Temos a tendência de reagir exageradamente a crises que evoquem ameaça existencial
Leio com doses iguais de interesse e ceticismo as opiniões de filósofos, cientistas políticos e economistas sobre as grandes mudanças sociais que a pandemia deixará como herança. É claro que algumas coisas vão mudar. Como dizia Heráclito, nunca tomamos banho duas vezes no mesmo rio. Mas receio que previsões feitas no olho do furacão carreguem uma probabilidade ainda maior do que o normal de dar com os burros n’água.

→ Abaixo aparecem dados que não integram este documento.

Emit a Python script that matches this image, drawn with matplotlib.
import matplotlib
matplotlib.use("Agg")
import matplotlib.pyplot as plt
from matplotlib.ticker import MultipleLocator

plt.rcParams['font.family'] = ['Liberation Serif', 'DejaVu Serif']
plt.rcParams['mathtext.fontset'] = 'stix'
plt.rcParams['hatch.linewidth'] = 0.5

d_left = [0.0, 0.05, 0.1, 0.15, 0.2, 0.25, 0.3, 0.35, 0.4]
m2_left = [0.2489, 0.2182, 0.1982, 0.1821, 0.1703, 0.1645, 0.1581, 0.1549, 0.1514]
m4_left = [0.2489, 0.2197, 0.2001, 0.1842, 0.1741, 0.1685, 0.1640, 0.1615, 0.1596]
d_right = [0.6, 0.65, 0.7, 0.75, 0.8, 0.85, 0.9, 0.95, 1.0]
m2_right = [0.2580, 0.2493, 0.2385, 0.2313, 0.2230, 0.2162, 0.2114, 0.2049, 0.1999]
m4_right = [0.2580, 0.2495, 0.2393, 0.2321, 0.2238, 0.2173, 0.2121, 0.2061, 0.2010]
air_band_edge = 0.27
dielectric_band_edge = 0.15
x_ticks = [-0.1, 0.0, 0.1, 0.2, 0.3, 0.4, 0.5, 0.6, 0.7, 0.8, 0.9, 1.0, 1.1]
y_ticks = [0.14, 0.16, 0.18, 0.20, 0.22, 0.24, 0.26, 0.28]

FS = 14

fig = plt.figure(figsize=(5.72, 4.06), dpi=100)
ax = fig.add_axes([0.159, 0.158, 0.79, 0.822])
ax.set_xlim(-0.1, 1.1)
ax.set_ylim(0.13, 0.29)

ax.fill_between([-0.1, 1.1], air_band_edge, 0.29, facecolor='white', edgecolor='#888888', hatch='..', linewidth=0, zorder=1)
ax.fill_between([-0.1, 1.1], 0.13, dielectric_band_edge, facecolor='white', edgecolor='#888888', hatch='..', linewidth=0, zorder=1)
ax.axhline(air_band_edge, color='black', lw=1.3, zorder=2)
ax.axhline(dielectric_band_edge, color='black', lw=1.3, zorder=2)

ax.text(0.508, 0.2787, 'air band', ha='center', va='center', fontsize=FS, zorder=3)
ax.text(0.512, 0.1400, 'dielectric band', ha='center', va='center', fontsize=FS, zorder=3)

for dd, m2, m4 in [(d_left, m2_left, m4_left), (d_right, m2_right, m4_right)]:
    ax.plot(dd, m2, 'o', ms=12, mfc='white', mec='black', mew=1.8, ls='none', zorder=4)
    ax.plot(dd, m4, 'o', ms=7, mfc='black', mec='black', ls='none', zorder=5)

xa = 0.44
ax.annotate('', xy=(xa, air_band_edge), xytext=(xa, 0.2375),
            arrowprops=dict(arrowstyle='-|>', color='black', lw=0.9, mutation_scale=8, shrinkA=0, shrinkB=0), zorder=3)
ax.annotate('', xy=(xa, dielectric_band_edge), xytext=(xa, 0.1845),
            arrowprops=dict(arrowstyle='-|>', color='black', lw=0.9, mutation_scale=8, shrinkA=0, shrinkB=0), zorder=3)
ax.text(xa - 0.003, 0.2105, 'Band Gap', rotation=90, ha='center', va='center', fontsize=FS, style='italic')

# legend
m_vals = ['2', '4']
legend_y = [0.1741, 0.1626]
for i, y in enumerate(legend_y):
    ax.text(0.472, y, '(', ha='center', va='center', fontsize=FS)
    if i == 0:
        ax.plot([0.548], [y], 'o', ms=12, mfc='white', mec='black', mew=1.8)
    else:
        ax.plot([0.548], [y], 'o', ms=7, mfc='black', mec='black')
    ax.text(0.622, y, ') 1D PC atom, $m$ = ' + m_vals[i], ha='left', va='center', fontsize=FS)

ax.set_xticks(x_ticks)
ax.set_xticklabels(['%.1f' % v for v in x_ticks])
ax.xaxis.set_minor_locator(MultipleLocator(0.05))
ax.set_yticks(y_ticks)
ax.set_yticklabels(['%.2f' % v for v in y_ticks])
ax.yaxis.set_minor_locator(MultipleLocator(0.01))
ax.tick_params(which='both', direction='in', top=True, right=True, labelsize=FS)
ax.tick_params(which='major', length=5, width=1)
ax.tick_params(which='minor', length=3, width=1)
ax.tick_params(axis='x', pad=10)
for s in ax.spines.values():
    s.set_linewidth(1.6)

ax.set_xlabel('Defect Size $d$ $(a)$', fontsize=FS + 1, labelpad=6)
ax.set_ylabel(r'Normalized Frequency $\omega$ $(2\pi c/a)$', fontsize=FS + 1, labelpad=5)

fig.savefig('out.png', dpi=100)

Humanos temos a tendência de reagir de forma exagerada a crises que evoquem algum tipo de ameaça existencial. E temos bons motivos para isso. Todos os que caminhamos hoje sobre a Terra somos descendentes diretos daqueles que não brincavam com o perigo, ainda que eventualmente tenham pagado mico por correr da própria sombra. Nossos parentes mais relaxados não deixaram progênie.

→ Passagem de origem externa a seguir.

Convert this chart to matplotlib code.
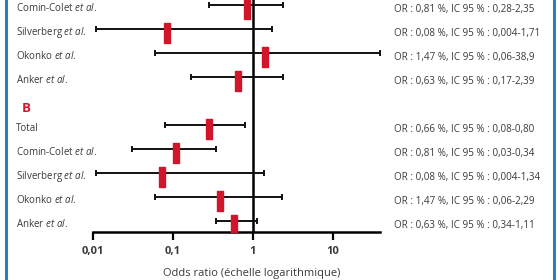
import matplotlib
matplotlib.use("Agg")
import matplotlib.pyplot as plt
from matplotlib.path import Path
from matplotlib.lines import Line2D
import matplotlib.transforms as mtrans
import numpy as np

plt.rcParams['font.family'] = ['Open Sans', 'DejaVu Sans']
plt.rcParams['mathtext.fontset'] = 'custom'
plt.rcParams['mathtext.rm'] = 'Open Sans'
plt.rcParams['mathtext.it'] = 'Open Sans:italic'

# ---- data ----
studies = ["Comin-Colet", "Silverberg", "Okonko", "Anker"]
a_or = [0.84, 0.084, 1.41, 0.65]
a_lo = [0.28, 0.011, 0.06, 0.17]
a_hi = [2.35, 1.71, 38.9, 2.39]
a_text = ["OR : 0,81 %, IC 95 % : 0,28-2,35",
          "OR : 0,08 %, IC 95 % : 0,004-1,71",
          "OR : 1,47 %, IC 95 % : 0,06-38,9",
          "OR : 0,63 %, IC 95 % : 0,17-2,39"]

b_labels = ["Total", "Comin-Colet", "Silverberg", "Okonko", "Anker"]
b_or = [0.28, 0.11, 0.073, 0.39, 0.58]
b_lo = [0.08, 0.031, 0.011, 0.06, 0.34]
b_hi = [0.80, 0.34, 1.36, 2.29, 1.11]
b_text = ["OR : 0,66 %, IC 95 % : 0,08-0,80",
          "OR : 0,81 %, IC 95 % : 0,03-0,34",
          "OR : 0,08 %, IC 95 % : 0,004-1,34",
          "OR : 1,47 %, IC 95 % : 0,06-2,29",
          "OR : 0,63 %, IC 95 % : 0,34-1,11"]

xticks = [0.01, 0.1, 1, 10]
xticklabels = ["0,01", "0,1", "1", "10"]
xlabel = "Odds ratio (échelle logarithmique)"
panel_b = "B"

# ---- style ----
RED = "#d2152b"
TXT = "#3a3a3a"
BLUE = "#2f7db5"
W, H = 560, 280

fig = plt.figure(figsize=(W / 100, H / 100), dpi=100)
left_px, right_px, axis_px = 93, 380, 232
ax = fig.add_axes([left_px / W, 1 - axis_px / H, (right_px - left_px) / W, axis_px / H])
ax.set_xscale('log')
ax.set_xlim(0.01, 10 ** ((right_px - left_px) / 80 - 2))

rows_a = np.arange(len(studies))
rows_b = np.arange(len(b_labels)) + 5
ax.set_ylim(9.46, -0.21)

all_rows = np.concatenate([rows_a, rows_b])
all_or = np.array(a_or + b_or)
all_lo = np.array(a_lo + b_lo)
all_hi = np.array(a_hi + b_hi)

ax.errorbar(all_or, all_rows, xerr=[all_or - all_lo, all_hi - all_or], fmt='none',
            ecolor='#111111', elinewidth=1.4, capsize=2.5, capthick=1.4, zorder=2)

rect = Path([(-1, -3), (1, -3), (1, 3), (-1, 3), (-1, -3)],
            [Path.MOVETO, Path.LINETO, Path.LINETO, Path.LINETO, Path.CLOSEPOLY])
ax.plot(all_or, all_rows + 0.17, linestyle='none', marker=rect, markersize=15,
        markerfacecolor=RED, markeredgecolor=RED, zorder=3)

ax.axvline(1, color='black', lw=1.8, zorder=1)

for s in ['top', 'right', 'left']:
    ax.spines[s].set_visible(False)
ax.spines['bottom'].set_linewidth(1.8)
ax.set_yticks([])
ax.set_xticks(xticks)
ax.set_xticklabels(xticklabels, fontsize=8, fontweight='bold', color=TXT)
ax.minorticks_off()
ax.tick_params(axis='x', direction='out', length=6, width=1.6, pad=4)
ax.patch.set_alpha(0)

tr = mtrans.blended_transform_factory(fig.transFigure, ax.transData)

for r, name in zip(rows_a, studies):
    ax.text(16 / W, r + 0.13, name + r" $\mathit{et\ al.}$", transform=tr,
            fontsize=7.0, color=TXT, va='center', ha='left', clip_on=False)
for r, name in zip(rows_b, b_labels):
    lab = name if name == "Total" else name + r" $\mathit{et\ al.}$"
    ax.text(16 / W, r + 0.13, lab, transform=tr,
            fontsize=7.0, color=TXT, va='center', ha='left', clip_on=False)
for r, t in zip(np.concatenate([rows_a, rows_b]), a_text + b_text):
    ax.text(394 / W, r + 0.17, t, transform=tr, fontsize=7.1, color=TXT,
            va='center', ha='left', clip_on=False)

ax.text(22 / W, 4.3, panel_b, transform=tr, fontsize=9.5, color=RED,
        fontweight='bold', va='center', ha='left', clip_on=False)

fig.text(252 / W, 1 - 268 / H, xlabel, fontsize=8, color=TXT, ha='center', va='top')

fig.add_artist(Line2D([5.5 / W, 5.5 / W], [0, 1], color=BLUE, lw=2.2, transform=fig.transFigure))
fig.add_artist(Line2D([554 / W, 554 / W], [0, 1], color=BLUE, lw=2.2, transform=fig.transFigure))

fig.savefig("out.png", dpi=100, facecolor='white')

Aqui temos de tomar cuidado para não misturar as estações. O fato de termos uma propensão inata ao superdimensionamento não implica necessariamente que haja histeria com a Covid-19, como sugere o presidente. É preciso separar nossos impulsos valorativos daquilo que efetivamente sabemos sobre a doença, que é pouco.
As estimativas para os parâmetros epidemiológicos do vírus variam enormemente. Podemos estar tanto diante de um cenário em que a Covid-19 se mostrará de três a quatro vezes pior do que uma gripe sazonal até algo mais próximo da gripe espanhola. Realmente, não se sabe ainda.
O que já dá para descartar é que estejamos lidando com uma peste negra, que ceifou 1/3 da população da Europa e da Ásia no século 14. Essa, sim, foi uma epidemia que deixou marcas profundas e duradouras na sociedade. Outros surtos produziram efeitos reais, mas bem mais sutis.
A imagem que me vem à cabeça é a dos motoristas apressados. Depois que veem um acidente grave na estrada, costumam respeitar os limites de velocidade, mas o bom comportamento só dura alguns quilômetros.
Hélio Schwartsman é jornalista, foi editor de Opinião. É autor de “Pensando Bem…”.